Another May Day come and gone and the foundations crumble just a little more. What has the working class won since we last celebrated the busman`s holiday? What gains has it made, what victories has it won beyond the daily fight to stay alive and toil another day? Even the latter, the basest of triumphs, has eluded workers at home and abroad.
Fools abounded this April, but it was a grim month for those foolish enough to still have to work for a living; as I write these words, the death toll from the collapse of a slapdash building housing sweatshop textile labor in Bangladesh creeps inexorably toward the 500 mark. The men, women, and, inevitably, children were forced to return to the swaying, crumbling wreck by their employer so as not to lose precious hours of profit margin finding someplace safe for them to sleep; though this is as close to a definition of murder as anything I would care to put in writing, it has provoked little outrage among America’s paid guardians of conscience. Matthew Yglesias, in particular, penned a virtual sneer of a column in which he impatiently explained that this is simply the cost of affordable chinos, and besides, Bangladeshi child laborers are more than happy to risk their lives for the remunerative dollars a week they are paid. After all, it’s not like we would put up with such atrocities in America, is it?

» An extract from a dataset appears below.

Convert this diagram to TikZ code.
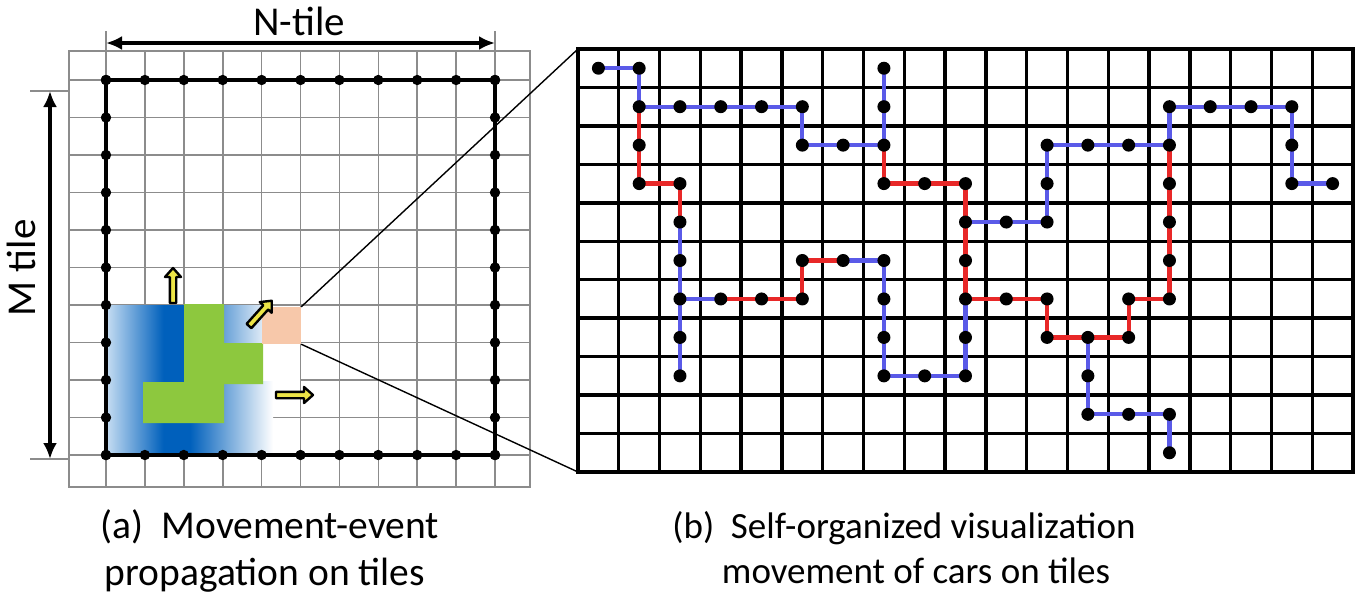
\documentclass[tikz,border=0pt]{standalone}
\usepackage{fontspec}
\setmainfont{Carlito}
\usetikzlibrary{arrows.meta}
\definecolor{gridgray}{RGB}{140,140,140}
\definecolor{lbL}{RGB}{196,220,242}
\definecolor{dbD}{RGB}{0,96,188}
\definecolor{greenG}{RGB}{141,200,62}
\definecolor{peachP}{RGB}{247,200,170}
\definecolor{yelY}{RGB}{236,228,70}
\definecolor{pathblue}{RGB}{90,90,232}
\definecolor{pathred}{RGB}{232,40,40}
\pgfdeclarehorizontalshading{blueshade}{100bp}{color(0bp)=(lbL); color(25bp)=(lbL); color(42bp)=(dbD); color(50bp)=(dbD); color(75bp)=(white); color(100bp)=(white)}
\tikzset{
  grayline/.style={draw=gridgray, line width=1.6pt},
  grayborder/.style={draw=gridgray, line width=2.6pt},
  blackborder/.style={draw=black, line width=3.4pt, line cap=rect},
  rgrid/.style={draw=black, line width=3.4pt, line cap=rect},
  bpath/.style={draw=pathblue, line width=4.2pt, line join=round},
  rpath/.style={draw=pathred, line width=4.2pt, line join=round},
  yarrow/.style={draw=black, fill=yelY, line width=2.4pt, line join=round},
  thinline/.style={draw=black, line width=1.4pt},
  dimarrow/.style={draw=black, line width=3.2pt, {Latex[length=16pt,width=14pt]}-{Latex[length=16pt,width=14pt]}},
  lbl/.style={font=\fontsize{41}{48}\selectfont, inner sep=0pt},
  capa/.style={font=\fontsize{39.5}{47}\selectfont, inner sep=0pt, anchor=base},
  capb/.style={font=\fontsize{37}{45}\selectfont, inner sep=0pt, anchor=base},
}
\newcommand\yelarrowshape[4]{%
  \begin{scope}[shift={(#1,#2)}, rotate=#3]
    \draw[yarrow] (0,-3.2) -- ({#4-9},-3.2) -- ({#4-9},-8) -- (#4,0) -- ({#4-9},8) -- ({#4-9},3.2) -- (0,3.2) -- cycle;
  \end{scope}}
\begin{document}
\begin{tikzpicture}[x=1pt,y=-1pt]
\useasboundingbox[fill=white] (0,0) rectangle (1364,603);

% ---------- left panel: gray grid ----------
\foreach \i in {0,...,10} \draw[grayline] ({106+38.9*\i},51) -- ({106+38.9*\i},487);
\foreach \j in {0,...,10} \draw[grayline] (69,{80+37.5*\j}) -- (530,{80+37.5*\j});
\draw[grayborder] (69,51) rectangle (530,487);

% blue propagation region
\fill[shading=blueshade] (107,305) rectangle (273,455);
\fill[white] (262,343) rectangle (300,381);
% green cells
\fill[greenG] (184,304) -- (224,304) -- (224,343) -- (263,343) -- (263,384) -- (224,384) -- (224,423) -- (143,423) -- (143,382) -- (184,382) -- cycle;
% peach tile
\node[fill=peachP, minimum width=39pt, minimum height=37pt, inner sep=0pt] (pe) at (281.5,325.5) {};

% black tile border with dots
\draw[blackborder] (106,80) rectangle (495,455);
\foreach \i in {0,...,10} {
  \fill ({106+38.9*\i},80) circle (5.2pt);
  \fill ({106+38.9*\i},455) circle (5.2pt);
  \fill (106,{80+37.5*\i}) circle (5.2pt);
  \fill (495,{80+37.5*\i}) circle (5.2pt);
}

% yellow arrows
\yelarrowshape{173}{303}{90}{35}
\yelarrowshape{249}{326}{48}{34}
\yelarrowshape{276}{395}{0}{37}

% dimension arrows
\coordinate (nl) at (106,43);
\coordinate (nr) at (495,43);
\draw[grayline] (106,31) -- (106,51);
\draw[grayline] (495,31) -- (495,51);
\draw[dimarrow] (nl) -- (nr);
\node[lbl, anchor=base] (ntile) at (299,35) {N-tile};

\coordinate (mt) at (50,91);
\coordinate (mb) at (50,459);
\draw[grayline] (30,91) -- (69,91);
\draw[grayline] (30,459) -- (69,459);
\draw[dimarrow] (mt) -- (mb);
\node[lbl, anchor=base, rotate=90] (mtile) at (35,268) {M tile};

% ---------- right panel ----------
\foreach \c in {0,...,18} \foreach \r in {0,...,10}
  \coordinate (c-\c-\r) at ({578+40.789*(\c+0.5)},{49+38.4545*(\r+0.5)});
\coordinate (rtl) at (578,49);
\coordinate (rbl) at (578,472);

\draw[thinline] (pe.north east) -- (rtl);
\draw[thinline] (pe.south east) -- (rbl);

\fill[white] (578,49) rectangle (1353,472);
\foreach \i in {0,...,19} \draw[rgrid] ({578+40.789*\i},49) -- ({578+40.789*\i},472);
\foreach \j in {0,...,11} \draw[rgrid] (578,{49+38.4545*\j}) -- (1353,{49+38.4545*\j});

% blue paths
\draw[bpath] (c-0-0) -- (c-1-0) -- (c-1-1) -- (c-5-1) -- (c-5-2) -- (c-7-2);
\draw[bpath] (c-7-0) -- (c-7-2);
\draw[bpath] (c-2-4) -- (c-2-8);
\draw[bpath] (c-2-6) -- (c-3-6);
\draw[bpath] (c-6-5) -- (c-7-5) -- (c-7-8) -- (c-9-8);
\draw[bpath] (c-9-6) -- (c-9-8);
\draw[bpath] (c-9-4) -- (c-11-4) -- (c-11-2) -- (c-14-2) -- (c-14-1) -- (c-17-1) -- (c-17-3) -- (c-18-3);
\draw[bpath] (c-12-7) -- (c-12-9) -- (c-14-9) -- (c-14-10);
% red paths
\draw[rpath] (c-1-1) -- (c-1-3) -- (c-2-3) -- (c-2-4);
\draw[rpath] (c-3-6) -- (c-5-6) -- (c-5-5) -- (c-6-5);
\draw[rpath] (c-7-2) -- (c-7-3) -- (c-9-3) -- (c-9-6);
\draw[rpath] (c-9-6) -- (c-11-6) -- (c-11-7) -- (c-13-7) -- (c-13-6) -- (c-14-6) -- (c-14-2);

% cars (dots)
\foreach \p in {0-0,1-0,7-0,
  1-1,2-1,3-1,4-1,5-1,7-1,14-1,15-1,16-1,17-1,
  1-2,5-2,6-2,7-2,11-2,12-2,13-2,14-2,17-2,
  1-3,2-3,7-3,8-3,9-3,11-3,14-3,17-3,18-3,
  2-4,9-4,10-4,11-4,14-4,
  2-5,5-5,6-5,7-5,9-5,14-5,
  2-6,3-6,4-6,5-6,7-6,9-6,10-6,11-6,13-6,14-6,
  2-7,7-7,9-7,11-7,12-7,13-7,
  2-8,7-8,8-8,9-8,12-8,
  12-9,13-9,14-9,
  14-10}
  \fill (c-\p) circle (6.5pt);

% ---------- captions ----------
\node[capa] (ca1) at (270,538) {(a)\ \ Movement-event};
\node[capa] (ca2) at (265,585) {propagation on tiles};
\node[capb] (cb1) at (904,538) {(b)\ \ Self-organized visualization};
\node[capb] (cb2) at (916,583) {movement of cars on tiles};
\end{tikzpicture}
\end{document}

Or is it? In the same week, a factory in West, Texas burst into flames and then exploded, killing 15 people and injuring hundreds in an industrial disaster of the scale and destructiveness normally associated with mine collapses. The governor of that state, who made his reputation on trumpeting its laxity of regulation in order to attract businesses, puffed up in rage at the very suggestion that his policies might be partly to blame for the bloodshed; it has since come to light that the plant had not received an Occupational Safety & Health Administration inspection in almost 30 years, and, in defiance of federal law, it stockpiled explosive fertilizer in massive quantities but failed to disclose the amounts to the government, lest it be subject to visits from regulators that might slow production, and thus, profit. So gross was the loss of life, and so visible were the fires and flames, that lawsuits are being filed and congressional hearings are being held; if America manages to sustain its outrage for more than the usual media cycle, one or two people might even go to jail.
But the systemic problems of modern consumer capitalism have long since become entrenched, and the odds that any of these massacres of workers who trusted their employers to value their lives over money will result in any kind of widespread reform is practically nil. Deregulation has become the norm in almost every industry imaginable, and even the most egregious catastrophes — from the Gulf oil spill to the ginned-up California energy crisis to the financial collapse that capsized the world’s strongest economy in 2008 — have failed to produce even the most toothless regulation in their wake. The current Democratic administration has shown itself to be almost as business-friendly as its predecessor, and neither party seems in a particular hurry to establish that human life should take precedence over a rich man’s right to get richer. On the same day that I write this, Republicans in Congress have proposed the downright Orwellian move of withholding leading economic indicators from the public, applying a no-news-is-good-news rubric to an attempt to prevent people from finding out how truly fucked they are.
And where is the counterweight in all of this? Where is the public outcry against all this, this chain of events that makes it even more depressingly clear that class warfare exists, that it is being waged by the rich against the poor, and that the poor are losing, badly? Where, on the international worker’s holiday, is the rage? It is tamped out as a wet squib on a rainy Fourth of July. In America, where the whole notion of unionism has been under relentless assault since the Reagan years, solidarity is a joke word, and May Day is a boutique holiday whose observation is relegated to well-meaning Facebook posts by retro-minded slacktivists. I once thought the political system so bought off and the American people so passive and indifferent that it would take bodies piling up to shake us out of our torpor, but it seems I’ve wildly underestimated: the bodies are stacked high, and still not a single arrest, let alone a factory boss hanging upside down like Mussolini. It seemed for a while that the owner class would follow Europe’s lead and impose the austerity swindle to keep down dissent over the downgrading of our First World status, but now it seems like that won’t be necessary. Why prepare a form letter in response to no one complaining?
We did it wrong, folks. We bought the lie that corporate America is against collectivism, when no one acts in more perfect communal lockstep than a bunch of capitalists trying to protect their cash flows; and we railed against the valorization of competition while secretly competing with one another over every advantage, every opportunity, every chance at status. We were handed, through the sheer critical mass of incompetence and greed that is modern American business, a dozen opportunities for reform in the wake of some incomprehensibly costly moving disaster brought about by deregulation, and we let them all pass by. We demanded no new rules, lest we someday be bound by them; we demanded no justice, lest it be served to someone who might one day be in a position to do us a favor; we demanded no reform, lest it stand in the way of the cheap t-shirts which are all we could afford to buy after a decade of wage stagnation. We have ceased to resist and are giving our goodbyes. We no longer even allow; we aid and abet. We are still digging graves, but they’re not for the bourgeoisie; they’re for us, and we’re being charged for the privilege of occupying them.
Say good night, First of May; you belong to the nerd culture now. Working men and women no longer care enough to claim you.